Showing posts with label Ridvan. Show all posts
Showing posts with label Ridvan. Show all posts

Friday, April 22, 2011

Poem for Ridván by Robert Hayden

In the beginning was the Word, and the Word was with God, and the Word was God.... And the Word was made flesh, and dwelt among us, (and we saw his glory, the glory as it were of the only begotten of the Father,) full of grace and truth.

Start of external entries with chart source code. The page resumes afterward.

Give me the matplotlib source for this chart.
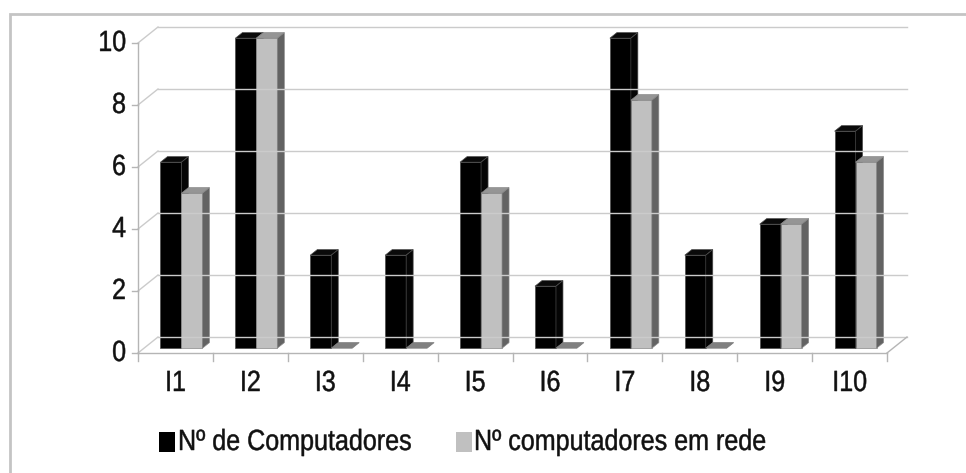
import matplotlib
matplotlib.use("Agg")
import matplotlib.pyplot as plt
from matplotlib.patches import Polygon, Rectangle
from matplotlib.lines import Line2D
from matplotlib.patheffects import AbstractPathEffect
from matplotlib.transforms import ScaledTranslation, Affine2D
import numpy as np

plt.rcParams['font.family'] = ['Liberation Sans', 'DejaVu Sans']

categories = ["I1", "I2", "I3", "I4", "I5", "I6", "I7", "I8", "I9", "I10"]
computadores = [6, 10, 3, 3, 6, 2, 10, 3, 4, 7]
em_rede = [5, 10, 0, 0, 5, 0, 8, 0, 4, 6]
series_names = ["Nº de Computadores", "Nº computadores em rede"]
y_ticks = [0, 2, 4, 6, 8, 10]

W, H, DPI = 966, 473, 100
FS = 21
SQUEEZE = 0.86   # narrow lettering
TXT = "#111111"


class Narrow(AbstractPathEffect):
    """Compress glyphs horizontally about a fixed display x position."""

    def __init__(self, x0, sx=SQUEEZE, weight=0.35):
        super().__init__()
        self.x0 = x0
        self.sx = sx
        self.weight = weight

    def draw_path(self, renderer, gc, tpath, affine, rgbFace=None):
        squeeze = Affine2D().translate(-self.x0, 0).scale(self.sx, 1).translate(self.x0, 0)
        gc0 = renderer.new_gc()
        gc0.copy_properties(gc)
        gc0.set_linewidth(self.weight)
        if rgbFace is not None:
            gc0.set_foreground(rgbFace)
        renderer.draw_path(gc0, tpath, affine + squeeze, rgbFace)
        gc0.restore()


fig = plt.figure(figsize=(W / DPI, H / DPI), dpi=DPI)
fig.patch.set_facecolor("white")

# outer chart frame (top and left edges visible)
frame = Rectangle((9.5 / W, -0.2), 1.2, 1.2 - 13.5 / H,
                  transform=fig.transFigure, fill=False,
                  edgecolor="#c4c4c4", linewidth=2.0)
fig.add_artist(frame)

# front plane of the 3D box
ax = fig.add_axes([138 / W, (H - 353) / H, (887 - 138) / W, (353 - 43) / H])
ax.set_xlim(0, len(categories))
ax.set_ylim(0, 10)
ax.axis("off")

DEPTH = np.array([20.0, 16.0])  # wall depth in pixels (right, up)


def proj(x, y, d):
    """Data point on the front plane pushed back by depth fraction d."""
    p = ax.transData.transform((x, y))
    return p + d * DEPTH


def poly(points, **kw):
    ax.add_patch(Polygon(np.array(points), closed=True, transform=None,
                         clip_on=False, **kw))


def line(p0, p1, **kw):
    ax.add_line(Line2D([p0[0], p1[0]], [p0[1], p1[1]], transform=None,
                       clip_on=False, **kw))


grid_c = "#cbcbcb"
axis_c = "#b5b5b5"
n = len(categories)

# back wall gridlines and left wall diagonals
for v in y_ticks:
    line(proj(0, v, 1), proj(n, v, 1), color=grid_c, lw=1.0)
    line(proj(0, v, 0), proj(0, v, 1), color=grid_c, lw=1.0)

# floor edges
line(proj(0, 0, 0), proj(n, 0, 0), color=axis_c, lw=1.0)
line(proj(n, 0, 0), proj(n, 0, 1), color=axis_c, lw=1.0)

# value axis, ticks and labels
line(proj(0, 0, 0), proj(0, 10, 0), color=axis_c, lw=1.0)
for v in y_ticks:
    p = proj(0, v, 0)
    line(p, p - np.array([6, 0]), color=axis_c, lw=1.0)
    ax.text(0, v, str(v),
            transform=ax.transData + ScaledTranslation(-12 / DPI, 0, fig.dpi_scale_trans),
            ha="right", va="center", fontsize=FS, color=TXT,
            path_effects=[Narrow(p[0] - 12)])

# category ticks and labels
for k in range(n + 1):
    p = proj(k, 0, 0)
    line(p, p - np.array([0, 8]), color=axis_c, lw=1.0)
for i, lab in enumerate(categories):
    cx = proj(i + 0.5, 0, 0)[0]
    ax.text(i + 0.5, 0, lab,
            transform=ax.transData + ScaledTranslation(0, -30 / DPI, fig.dpi_scale_trans),
            ha="center", va="center", fontsize=FS, color=TXT,
            path_effects=[Narrow(cx)])

# bars
styles = [
    dict(x0=0.22, x1=0.50, front="#000000", top="#0a0a0a", side="#050505", edge="#4a4a4a"),
    dict(x0=0.50, x1=0.78, front="#c0c0c0", top="#959595", side="#636363", edge="#8a8a8a"),
]
f0, f1 = 0.3, 0.65
for i in range(n):
    for vals, st in zip([computadores, em_rede], styles):
        v = vals[i]
        x0, x1 = i + st["x0"], i + st["x1"]
        if v == 0:
            poly([proj(x0, 0, f0), proj(x1, 0, f0), proj(x1, 0, f1), proj(x0, 0, f1)],
                 facecolor="#808080", edgecolor="#7a7a7a", lw=0.5)
            continue
        poly([proj(x0, 0, f0), proj(x1, 0, f0), proj(x1, v, f0), proj(x0, v, f0)],
             facecolor=st["front"], edgecolor=st["edge"], lw=0.5)
        poly([proj(x0, v, f0), proj(x1, v, f0), proj(x1, v, f1), proj(x0, v, f1)],
             facecolor=st["top"], edgecolor=st["edge"], lw=0.5)
        poly([proj(x1, 0, f0), proj(x1, 0, f1), proj(x1, v, f1), proj(x1, v, f0)],
             facecolor=st["side"], edgecolor=st["edge"], lw=0.5)

# legend
leg_items = [(159, 178, "#000000"), (456, 474, "#c0c0c0")]
for (sx, tx, col), name in zip(leg_items, series_names):
    fig.add_artist(Rectangle((sx / W, (H - 452) / H), 16 / W, 20 / H,
                             transform=fig.transFigure, facecolor=col, edgecolor="none"))
    fig.text(tx / W, (H - 442) / H, name, ha="left", va="center",
             fontsize=FS, color=TXT, path_effects=[Narrow(tx)])

fig.savefig("out.png", dpi=DPI, facecolor="white")
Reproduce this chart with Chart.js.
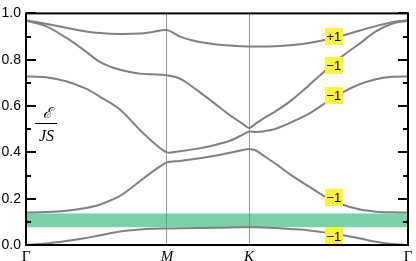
<!DOCTYPE html>
<html><head><meta charset="utf-8">
<script src="https://cdn.jsdelivr.net/npm/chart.js@4/dist/chart.umd.min.js"></script>
<style>html,body{margin:0;padding:0;background:#fff}canvas{display:block}</style>
</head><body>
<canvas id="c" width="416" height="261"></canvas>
<script>
// k-path coordinate (fraction of Γ–M–K–Γ path)
const kPath = [0,0.052,0.105,0.157,0.194,0.246,0.298,0.332,0.369,0.403,0.445,0.490,0.534,0.568,0.584,0.602,0.620,0.654,0.691,0.741,0.785,0.830,0.872,0.916,0.958,1];
const kTicks = [0, 0.369, 0.584, 1];
const kTickLabels = ['Γ', 'M', 'K', 'Γ'];
// energies E/JS for the five bands
const band1 = [0,0.006,0.017,0.030,0.042,0.058,0.067,0.070,0.071,0.072,0.073,0.074,0.076,0.077,0.077,0.077,0.076,0.073,0.069,0.063,0.053,0.042,0.029,0.014,0.004,0];
const band2 = [0.140,0.142,0.148,0.160,0.175,0.212,0.275,0.318,0.357,0.363,0.372,0.384,0.398,0.410,0.415,0.408,0.388,0.350,0.305,0.252,0.207,0.174,0.154,0.144,0.141,0.140];
const band3 = [0.728,0.724,0.707,0.675,0.640,0.585,0.497,0.445,0.400,0.405,0.415,0.430,0.450,0.477,0.490,0.488,0.490,0.502,0.527,0.567,0.615,0.660,0.693,0.716,0.726,0.728];
const band4 = [0.968,0.945,0.895,0.835,0.790,0.757,0.740,0.737,0.733,0.718,0.672,0.616,0.560,0.522,0.505,0.525,0.545,0.578,0.620,0.690,0.755,0.818,0.868,0.922,0.955,0.968];
const band5 = [0.970,0.955,0.938,0.922,0.915,0.911,0.913,0.920,0.928,0.900,0.880,0.868,0.861,0.858,0.857,0.857,0.857,0.858,0.862,0.872,0.886,0.905,0.925,0.945,0.962,0.970];
// gap band (green)
const gapRange = [0.077, 0.136];
// Chern number labels
const chernK = [0.806, 0.806, 0.806, 0.806, 0.806];
const chernE = [0.899, 0.775, 0.644, 0.205, 0.039];
const chernText = ['+1', '\u22121', '\u22121', '\u22121', '\u22121'];
// y ticks
const yMajor = [0, 0.2, 0.4, 0.6, 0.8, 1.0];
const yMinor = [0.1, 0.3, 0.5, 0.7, 0.9];

const pts = arr => arr.map((v, i) => ({x: kPath[i], y: v}));
const curveStyle = {borderColor: '#808080', borderWidth: 2, pointRadius: 0, tension: 0.3, fill: false};

const overlay = {
  id: 'overlay',
  afterDatasetsDraw(chart) {
    const {ctx, chartArea: a, scales: {x, y}} = chart;
    ctx.save();
    // frame
    ctx.strokeStyle = '#000';
    ctx.lineWidth = 2;
    ctx.strokeRect(a.left, a.top, a.right - a.left, a.bottom - a.top);
    // inward ticks left and right
    ctx.beginPath();
    yMajor.forEach(v => {
      const py = Math.round(y.getPixelForValue(v));
      ctx.moveTo(a.left, py); ctx.lineTo(a.left + 10, py);
      ctx.moveTo(a.right, py); ctx.lineTo(a.right - 10, py);
    });
    yMinor.forEach(v => {
      const py = Math.round(y.getPixelForValue(v));
      ctx.moveTo(a.left, py); ctx.lineTo(a.left + 5, py);
      ctx.moveTo(a.right, py); ctx.lineTo(a.right - 5, py);
    });
    ctx.stroke();
    // Chern labels
    ctx.font = '13px "Liberation Sans", Arial, sans-serif';
    ctx.textAlign = 'center';
    ctx.textBaseline = 'middle';
    chernK.forEach((k, i) => {
      const px = x.getPixelForValue(k), py = y.getPixelForValue(chernE[i]);
      ctx.fillStyle = '#f9f43c';
      ctx.fillRect(Math.round(px - 9), Math.round(py - 8.5), 18, 17);
      ctx.fillStyle = '#000';
      ctx.fillText(chernText[i], px, py + 1);
    });
    // axis title  E / JS
    ctx.fillStyle = '#000';
    ctx.font = 'italic 15px "DejaVu Serif", "Liberation Serif", serif';
    ctx.fillText('\u2130', 47, 114);
    ctx.fillRect(35, 123, 22, 1);
    ctx.font = 'italic 16px "Liberation Serif", serif';
    ctx.fillText('JS', 46.5, 137);
    ctx.restore();
  }
};

new Chart(document.getElementById('c'), {
  type: 'line',
  data: {
    datasets: [
      {data: pts(band1), ...curveStyle},
      {data: pts(band2), ...curveStyle},
      {data: pts(band3), ...curveStyle},
      {data: pts(band4), ...curveStyle},
      {data: pts(band5), ...curveStyle},
      {data: [{x: 0, y: gapRange[0]}, {x: 1, y: gapRange[0]}], borderWidth: 0, pointRadius: 0, fill: false},
      {data: [{x: 0, y: gapRange[1]}, {x: 1, y: gapRange[1]}], borderWidth: 0, pointRadius: 0, fill: '-1', backgroundColor: 'rgba(38,182,113,0.62)'}
    ]
  },
  options: {
    responsive: false,
    animation: false,
    events: [],
    layout: {padding: {top: 7, right: 8, left: 0, bottom: 0}},
    plugins: {legend: {display: false}, tooltip: {enabled: false}},
    scales: {
      x: {
        type: 'linear', min: 0, max: 1,
        afterBuildTicks: s => { s.ticks = kTicks.map(v => ({value: v})); },
        afterFit: s => { s.height = 16; },
        ticks: {
          autoSkip: false, maxRotation: 0, padding: 3, color: '#000',
          callback: (v, i) => kTickLabels[i],
          font: c => ({family: '"Liberation Serif", serif', size: 15, style: (c.index === 1 || c.index === 2) ? 'italic' : 'normal'})
        },
        grid: {drawTicks: false, lineWidth: 1, color: c => (c.index === 1 || c.index === 2) ? '#9a9a9a' : 'rgba(0,0,0,0)'},
        border: {display: false}
      },
      y: {
        type: 'linear', min: 0, max: 1,
        afterBuildTicks: s => { s.ticks = yMajor.map(v => ({value: v})); },
        afterFit: s => { s.width = 26; },
        ticks: {padding: 5, color: '#000', font: {family: '"Liberation Sans", Arial, sans-serif', size: 14}, callback: v => v.toFixed(1)},
        grid: {display: false, drawTicks: false},
        border: {display: false}
      }
    }
  },
  plugins: [overlay]
});
</script>
</body></html>
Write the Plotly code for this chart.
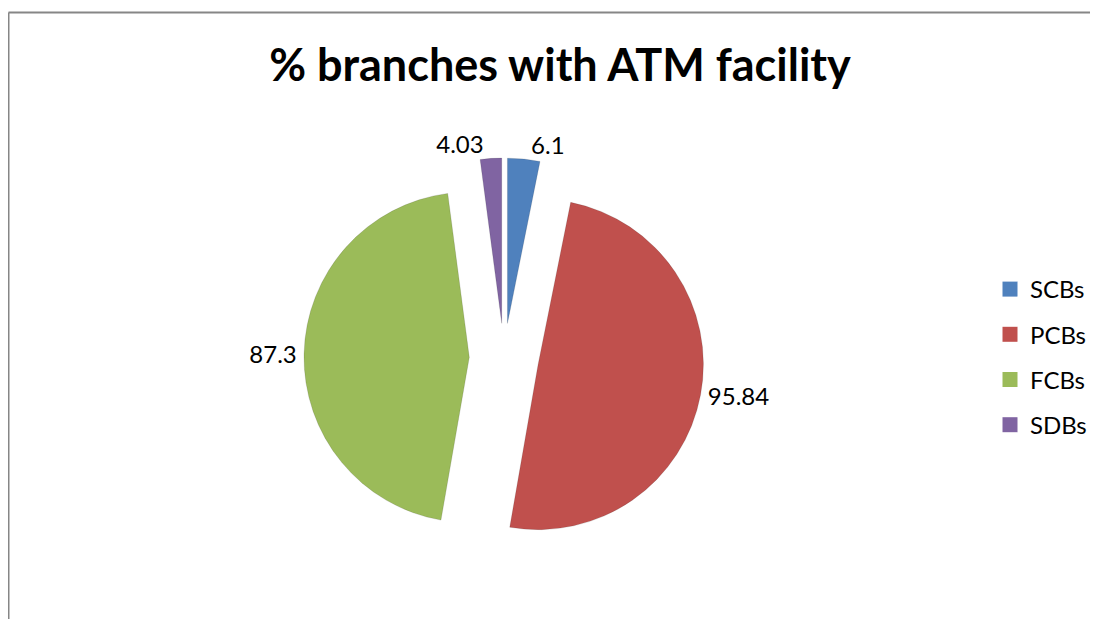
import plotly.graph_objects as go

categories = ["SCBs", "PCBs", "FCBs", "SDBs"]
values = [6.1, 95.84, 87.3, 4.03]
colors = ["#4F81BD", "#C0504D", "#9BBB59", "#8064A2"]
title_text = "% branches with ATM facility"

W, H = 1090, 611
font_family = "Lato, 'Open Sans', sans-serif"

fig = go.Figure()
fig.add_trace(go.Pie(
    labels=categories,
    values=values,
    sort=False,
    direction="clockwise",
    rotation=0,
    pull=[0.21, 0.21, 0.21, 0.21],
    marker=dict(colors=colors, line=dict(color="rgba(0,0,0,0.12)", width=1)),
    textinfo="value",
    textposition="outside",
    textfont=dict(size=24, color="#000000", family=font_family),
    domain=dict(x=[296 / W, 696 / W], y=[1 - 550 / H, 1 - 150 / H]),
    showlegend=False,
))

# legend entries (one per category, spaced like the reference)
for i, (cat, col) in enumerate(zip(categories, colors)):
    fig.add_trace(go.Scatter(
        x=[None], y=[None], mode="markers", name=cat,
        legendgroup=cat,
        marker=dict(symbol="square", size=15, color=col),
    ))

fig.update_layout(
    width=W, height=H,
    margin=dict(l=0, r=0, t=0, b=0),
    paper_bgcolor="white",
    plot_bgcolor="white",
    xaxis=dict(visible=False),
    yaxis=dict(visible=False),
    title=dict(text="<b>" + title_text + "</b>", x=552 / W, xanchor="center",
               y=1 - 57 / H, yanchor="middle",
               font=dict(size=45, color="#000000", family=font_family)),
    legend=dict(x=982 / W, xanchor="left", y=1 - 259 / H, yanchor="top",
                traceorder="grouped", tracegroupgap=11, itemsizing="trace",
                font=dict(size=24, color="#000000", family=font_family),
                bgcolor="rgba(0,0,0,0)"),
    shapes=[
        dict(type="line", xref="paper", yref="paper", x0=0.5 / W, x1=0.5 / W, y0=0, y1=1 - 4.5 / H,
             line=dict(color="#868686", width=2)),
        dict(type="line", xref="paper", yref="paper", x0=0.5 / W, x1=1, y0=1 - 4.5 / H, y1=1 - 4.5 / H,
             line=dict(color="#868686", width=2)),
    ],
)

fig.write_html("out.html")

Bahá’u’lláh in the Garden of Ridván


Agonies confirm His hour,
and swords like compass-needles turn
toward His heart,

The midnight air is forested
with presences that shelter Him
and sheltering praise

The auroral darkness which is God
and sing the word made flesh again
in Him.

Eternal exile whose return
epiphanies repeatedly
foretell

He watches in a borrowed garden,
prays. And sleepers toss upon
their armored beds,

Half-roused by golden knocking at
the doors of consciousness. Energies
like angels dance

Glorias of recognition.
Within the rock the undiscovered suns
release their light.

                                    Robert Hayden



Robert Hayden was born Asa Bundy Sheffey in Detroit, Michigan.  Because he was nearsighted and slight of stature, he was often ostracized by his peer group. Hayden read voraciously, developing both an ear and an eye for transformative qualities in literature. He attended Detroit City College (Wayne State University), and left in 1936 to work for the Federal Writers' Project, where he researched black history and folk culture.
He was raised as a Baptist, and later became a member of the Bahá'í Faith during the early 1940s after marrying a Bahá'í, Erma Inez Morris. He is one of the best-known Bahá'í poets and his religion influenced much of his work.
After leaving the Federal Writers' Project in 1938, marrying Erma Morris in 1940, and publishing his first volume, Heart-Shape in the Dust (1940), Hayden enrolled at the University of Michigan in 1941 and won a Hopwood Award there.
In pursuit of a master's degree, Hayden studied under W. H. Auden, who directed Hayden's attention to issues of poetic form, technique, and artistic discipline, and influence may be seen in the "technical pith of Hayden's verse". After finishing his degree in 1942, then teaching several years at Michigan, Hayden went to Fisk University in 1946, where he remained for twenty-three years, returning to Michigan in 1969 to complete his teaching career.  He died in Ann Arbor, Michigan in 1980 at the age 66.  from Wikipedia

Tuesday, April 19, 2011

The Most Great Festival: We must risk delight.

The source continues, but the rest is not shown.